Packing up to go somewhere!

This photo is from 1968 - I posed dramatically coming out of the powder room in our house on 7th and 7th in Provo.  And it has little to do with anything, but I always like to include a photo!!

I am getting ready to go out to my mom's house to spend the night.  Alice is here,  and we are heading out to Bonny's in the a.m.  Donna has taken the day off, and whenever Alice comes, she likes to visit the beach!!  As Leslie always says, "You can take the girl out of California, but you can't take California out of the girl!"

I sometimes spend the night at my mom's, and I decided that I should have a toiletries bag that I only took when I traveled - with all the things I always need and want to have with me.  I thought, "I won't have to pack each time - I will just grab this bag."

So I trundled off to CVS and purchased the items - it was not a cheap proposition.  When we went to Yosemite last week, I grabbed my bags and thought I was one slick chick for figuring this all out.

Alas, I had forgotten one item - a make up brush that I depend on.  So I bought a toothbrush and just used it to separate the lashes when applying mascara.  It worked fine.

But I discovered that your daily makeup and toiletry items are like old friends - and getting used to new ones can be a pain.

I'm wondering about the clothing items stored in my 72 hour flee kit - will I not be comfortable because the clothes are not old friends?

Well, someone has to worry about these things!!

Friday, June 08, 2012

"Summertime, summertime, sum, sum, summertime. . ."

School is out for the next 11 weeks - it seems to get shorter every year!!  I packed up my room today - an odious task - made more odious by the pressure to be done - pressure from the librarian, the nurse, the custodian, and the office manager who have to sign you out!

Usually I start two weeks before - doing a little every day - that way I don't overburden my 3 paltry wastebaskets!!

But this year I didn't.  I did some last week - but not much.  I should have thrown more away - instead I just stuffed it all into cupboards and closets.  It will all be there in August - and I will wonder why I didn't pack up more carefully!!

It's this way most years.  In fact, I do lots of things that way.

But I'm not going to let it spoil my holiday!!

Sunday, June 03, 2012

Sunday Night Thoughts

Harry's new High Council calling has him in the role of the new Seminary principal!!  I told him I loved the idea of being married to a principal!

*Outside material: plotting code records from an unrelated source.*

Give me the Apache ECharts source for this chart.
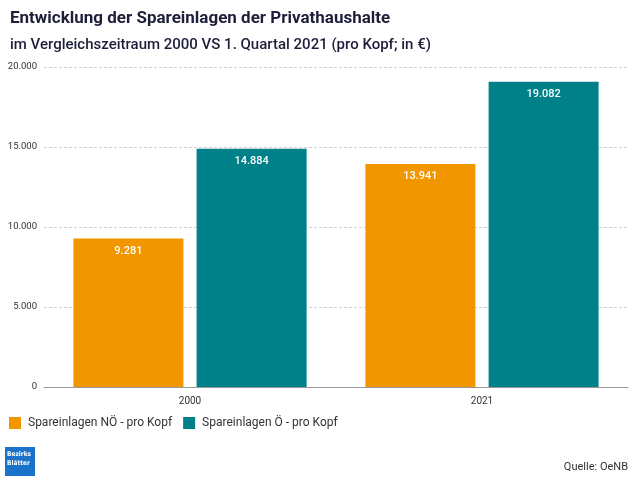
<!DOCTYPE html>
<html lang="de">
	<head>
		<meta charset="UTF-8" />
		<title>Spareinlagen</title>
		<script src="https://cdn.jsdelivr.net/npm/echarts@6/dist/echarts.min.js"></script>
		<style>
			body { margin: 0; background: #fff; }
		</style>
	</head>
	<body>
		<div id="main" style="width: 640px; height: 480px"></div>
		<script type="text/javascript">
			const years = ["2000", "2021"];
			const noe = [9281, 13941];
			const oe = [14884, 19082];
			const yTicks = [0, 5000, 10000, 15000, 20000];

			const fmt = (v) => v.toLocaleString("de-DE");
			const barLabel = {
				show: true,
				position: "insideTop",
				distance: 7,
				color: "#fff",
				fontSize: 11,
				fontWeight: 500,
				fontFamily: "Roboto",
				formatter: (p) => fmt(p.value),
			};

			let myChart = echarts.init(document.getElementById("main"));
			myChart.setOption({
				animation: false,
				textStyle: { fontFamily: "Roboto" },
				title: [
					{
						text: "Entwicklung der Spareinlagen der Privathaushalte",
						left: 10,
						top: 10,
						padding: 0,
						textStyle: { fontSize: 17, fontWeight: "bold", color: "#1e1e3a", fontFamily: "Roboto" },
					},
					{
						text: "im Vergleichszeitraum 2000 VS 1. Quartal 2021 (pro Kopf; in €)",
						left: 10,
						top: 38,
						padding: 0,
						textStyle: { fontSize: 15, fontWeight: 500, color: "#1e1e3a", fontFamily: "Roboto" },
					},
					{
						text: "Quelle: OeNB",
						right: 12,
						top: 462,
						padding: 0,
						textStyle: { fontSize: 11, fontWeight: "normal", color: "#333", fontFamily: "Roboto" },
					},
				],
				legend: {
					left: 9,
					top: 417,
					padding: 0,
					itemWidth: 12,
					itemHeight: 12,
					itemGap: 11,
					icon: "rect",
					textStyle: { fontSize: 12, color: "#333", padding: [0, 0, 0, 2] },
				},
				grid: { left: 44, right: 12, top: 67, bottom: 93, containLabel: false },
				xAxis: {
					type: "category",
					data: years,
					axisLine: { lineStyle: { color: "#999" } },
					axisTick: { show: false },
					axisLabel: { color: "#333", fontSize: 10, margin: 9 },
				},
				yAxis: {
					type: "value",
					min: yTicks[0],
					max: yTicks[yTicks.length - 1],
					interval: 5000,
					axisLabel: { color: "#333", fontSize: 9.5, margin: 7, formatter: (v) => fmt(v) },
					splitLine: { lineStyle: { color: "#d0d0d0", type: [3, 2] } },
				},
				series: [
					{
						name: "Spareinlagen NÖ - pro Kopf",
						type: "bar",
						data: noe,
						barWidth: 110,
						barGap: "12%",
						itemStyle: { color: "#f29600" },
						label: barLabel,
					},
					{
						name: "Spareinlagen Ö - pro Kopf",
						type: "bar",
						data: oe,
						barWidth: 110,
						itemStyle: { color: "#00818a" },
						label: barLabel,
					},
				],
				graphic: [
					{
						type: "rect",
						left: 5,
						top: 447,
						shape: { width: 30, height: 29 },
						style: { fill: "#1a73c8" },
					},
					{
						type: "text",
						left: 7,
						top: 450,
						style: {
							text: "Bezirks\nBlätter",
							fill: "#fff",
							font: "bold 6.5px 'DejaVu Sans Condensed', sans-serif",
							lineHeight: 9,
						},
					},
				],
			});
		</script>
	</body>
</html>
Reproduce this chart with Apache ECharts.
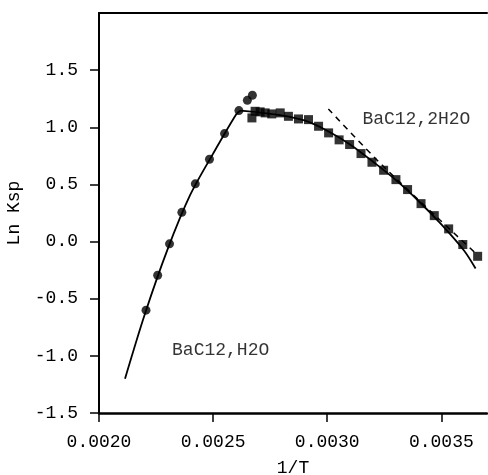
<!DOCTYPE html>
<html>
<head>
<meta charset="utf-8">
<script src="https://cdn.jsdelivr.net/npm/echarts@6/dist/echarts.min.js"></script>
<style>
html,body{margin:0;padding:0;background:#fff;}
#c{width:488px;height:475px;}
</style>
</head>
<body>
<div id="c"></div>
<script>
// Monohydrate data (circles)
const hydrate1X = [0.002206, 0.002257, 0.002309, 0.002363, 0.002422, 0.002484, 0.002550, 0.002613, 0.002650, 0.002672];
const hydrate1Y = [-0.60, -0.295, -0.02, 0.256, 0.505, 0.72, 0.945, 1.146, 1.236, 1.28];
// Dihydrate data (squares)
const hydrate2X = [0.002670, 0.002684, 0.002706, 0.002728, 0.002757, 0.002794, 0.002830, 0.002874, 0.002918, 0.002962, 0.003006, 0.003052, 0.003098, 0.003148, 0.003196, 0.003247, 0.003301, 0.003352, 0.003411, 0.003469, 0.003532, 0.003594, 0.003659];
const hydrate2Y = [1.082, 1.140, 1.135, 1.126, 1.117, 1.126, 1.096, 1.073, 1.067, 1.009, 0.951, 0.89, 0.849, 0.770, 0.694, 0.624, 0.542, 0.455, 0.332, 0.227, 0.111, -0.026, -0.129];
// Fitted curve, monohydrate
const fit1X = [0.002114, 0.0022, 0.0023, 0.0024, 0.0025, 0.0026, 0.002618];
const fit1Y = [-1.2, -0.64, -0.07, 0.41, 0.77, 1.11, 1.145];
// Fitted curve, dihydrate
const fit2X = [0.002618, 0.0027, 0.0028, 0.0029, 0.0030, 0.0031, 0.0032, 0.0033, 0.0034, 0.0035, 0.0036, 0.00365];
const fit2Y = [1.145, 1.13, 1.105, 1.06, 0.97, 0.85, 0.70, 0.54, 0.355, 0.15, -0.08, -0.236];
// Dashed line
const dashX = [0.003005, 0.00325, 0.00366];
const dashY = [1.16, 0.65, -0.12];
// Annotations
const noteText = ["BaC12,2H2O", "BaC12,H2O"];
const noteX = [0.003154, 0.00232];
const noteY = [1.067, -0.951];
// Ticks
const yTicks = [-1.5, -1.0, -0.5, 0.0, 0.5, 1.0, 1.5];
const xTicks = [0.0020, 0.0025, 0.0030, 0.0035];

const zip = (a, b) => a.map((v, i) => [v, b[i]]);
const FONT = "Liberation Mono";

const chart = echarts.init(document.getElementById('c'), null, {renderer: 'canvas'});
chart.setOption({
  animation: false,
  backgroundColor: '#fff',
  grid: {left: 99, right: 1, top: 13, bottom: 62, containLabel: false, outerBoundsMode: 'none'},
  xAxis: [{
    type: 'value', min: 0.0020, max: 0.0037, position: 'bottom',
    name: '1/T', nameLocation: 'middle', nameGap: 46,
    nameTextStyle: {fontFamily: FONT, fontSize: 18, color: '#000'},
    axisLine: {show: true, onZero: false, lineStyle: {color: '#000', width: 2.5}},
    axisTick: {show: true, length: 9, customValues: xTicks, lineStyle: {color: '#000', width: 1.5}},
    axisLabel: {customValues: xTicks, margin: 20, fontFamily: FONT, fontSize: 18, color: '#000', formatter: v => v.toFixed(4)},
    splitLine: {show: false}
  }, {
    type: 'value', min: 0.0020, max: 0.0037, position: 'top',
    axisLine: {show: true, onZero: false, lineStyle: {color: '#000', width: 2}},
    axisTick: {show: false}, axisLabel: {show: false}, splitLine: {show: false}
  }],
  yAxis: {
    type: 'value', min: -1.5, max: 2.0,
    name: 'Ln Ksp', nameLocation: 'middle', nameGap: 76,
    nameTextStyle: {fontFamily: FONT, fontSize: 18, color: '#000'},
    axisLine: {show: true, onZero: false, lineStyle: {color: '#000', width: 2}},
    axisTick: {show: true, length: 9, customValues: yTicks, lineStyle: {color: '#000', width: 1.5}},
    axisLabel: {customValues: yTicks, margin: 21, fontFamily: FONT, fontSize: 18, color: '#000', formatter: v => v.toFixed(1)},
    splitLine: {show: false}
  },
  series: [
    {type: 'line', data: zip(fit1X, fit1Y), smooth: 0.3, symbol: 'none', lineStyle: {color: '#000', width: 1.8}, z: 2},
    {type: 'line', data: zip(fit2X, fit2Y), smooth: 0.3, symbol: 'none', lineStyle: {color: '#000', width: 1.8}, z: 2},
    {type: 'line', data: zip(dashX, dashY), smooth: 0.3, symbol: 'none', lineStyle: {color: '#000', width: 1.5, type: [6, 5]}, z: 2},
    {type: 'scatter', data: zip(hydrate1X, hydrate1Y), symbol: 'circle', symbolSize: 9, itemStyle: {color: '#000'}, z: 3},
    {type: 'scatter', data: zip(hydrate2X, hydrate2Y), symbol: 'rect', symbolSize: 9, itemStyle: {color: '#000'}, z: 3},
    {type: 'scatter', symbolSize: 0, silent: true,
      data: noteText.map((t, i) => ({value: [noteX[i], noteY[i]], name: t})),
      label: {show: true, position: [0, 0], align: 'left', verticalAlign: 'middle', formatter: p => p.name,
        fontFamily: FONT, fontSize: 18, color: '#000'}, z: 4}
  ]
});
</script>
</body>
</html>
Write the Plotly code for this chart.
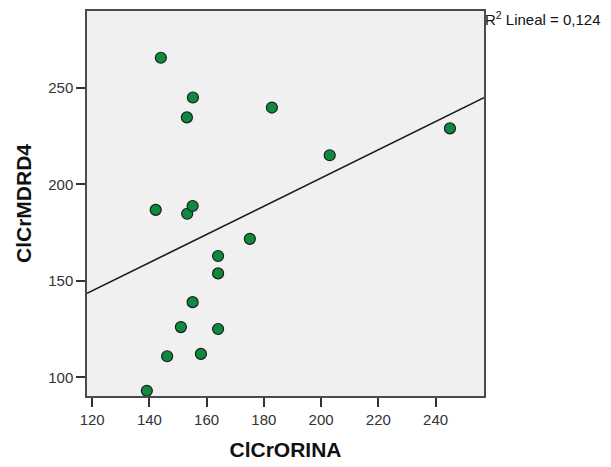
import numpy as np
import plotly.graph_objects as go

clcr_orina = [144.0, 155.2, 153.1, 182.8, 203.0, 245.0, 142.2, 153.2, 155.1,
              175.1, 164.0, 164.0, 155.1, 151.0, 164.0, 146.2, 158.0, 139.1]
clcr_mdrd4 = [265.6, 245.0, 234.7, 239.8, 215.1, 229.0, 186.8, 184.8, 188.8,
              171.8, 162.9, 153.9, 139.0, 126.1, 125.1, 111.0, 112.2, 93.1]
x_ticks = [120, 140, 160, 180, 200, 220, 240]
y_ticks = [100, 150, 200, 250]
r2_label = "0,124"
x_range = [118.2, 256.9]
y_range = [90.4, 289.8]

x = np.array(clcr_orina)
y = np.array(clcr_mdrd4)
slope, intercept = np.polyfit(x, y, 1)
line_x = np.array(x_range)
line_y = intercept + slope * line_x

FONT = "Liberation Sans, Arial"

fig = go.Figure()
fig.add_trace(go.Scatter(x=line_x, y=line_y, mode="lines",
                         line=dict(color="#1a1a1a", width=1.6),
                         hoverinfo="skip", showlegend=False))
fig.add_trace(go.Scatter(x=x, y=y, mode="markers",
                         marker=dict(size=11, color="#0e8a3e",
                                     line=dict(color="#1c1c1c", width=1.2)),
                         showlegend=False))

axis_common = dict(showgrid=False, zeroline=False, showline=True,
                   linecolor="#4a4a4a", linewidth=1.5, mirror=True,
                   ticks="outside", ticklen=9, tickcolor="#333333", tickwidth=1.5,
                   tickfont=dict(family=FONT, size=15, color="#333333"))

# page body has an 8px margin, so the figure is sized and offset to compensate
fig.update_layout(
    width=603, height=459,
    margin=dict(l=79, r=127, t=1, b=71),
    paper_bgcolor="white", plot_bgcolor="#f0f0f0",
    xaxis=dict(range=x_range, tickvals=x_ticks,
               title=dict(text="<b>ClCrORINA</b>", standoff=16,
                          font=dict(family=FONT, size=21, color="#111111")),
               **axis_common),
    yaxis=dict(range=y_range, tickvals=y_ticks,
               title=dict(text="<b>ClCrMDRD4</b>", standoff=11,
                          font=dict(family=FONT, size=21, color="#111111")),
               **axis_common),
    annotations=[dict(xref="paper", yref="paper", x=1.0, y=1.0, xanchor="left", yanchor="top",
                      xshift=-1, yshift=4,
                      text="R<sup>2</sup> Lineal = " + r2_label,
                      showarrow=False,
                      font=dict(family=FONT, size=15, color="#111111"))],
)

fig.write_html("out.html")
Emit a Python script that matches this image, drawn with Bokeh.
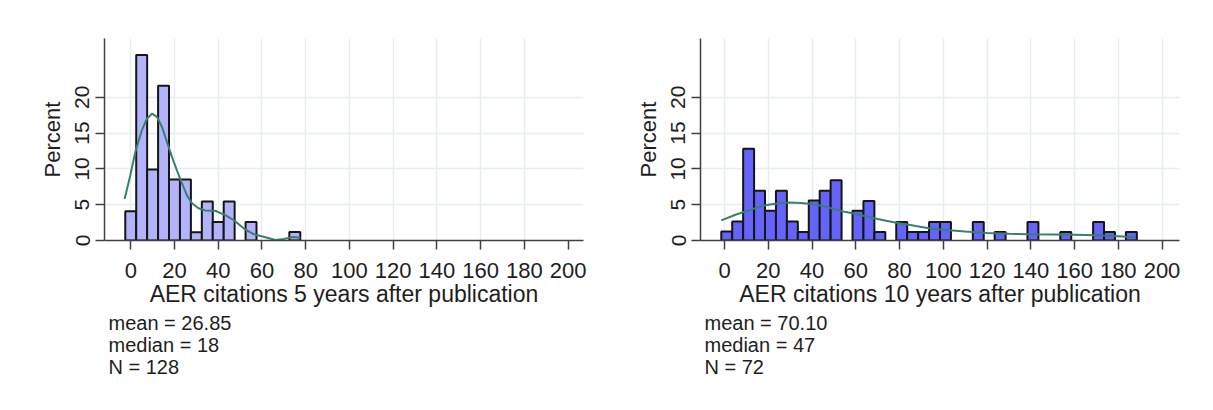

I hadn't been to a Seminary graduation for several years - probably not since Noah's.  It made me think of my Seminary years - I'm sure they had a graduation - because I have a Seminary diploma.  But I'm thinking they handed them to us in Sacrament meeting maybe.

And of course, thinking about graduating from Seminary made me think of graduating from high school.  And thinking about graduating from high school made me think of going to college.  And thinking of going to college reminded me of what a great experience it was to live with and come to love some wonderful women.  Women who still stay in touch - not as much as I'd like - but then few are correspondents like I am - but when we do get together, the years melt away!

I guess I need to plan a reunion or something!

(I am getting together with some high school friends this month - and looking forward to it - I will report!!)

Meanwhile I will go get a glass of milk to go with the cookie I gave the mouse!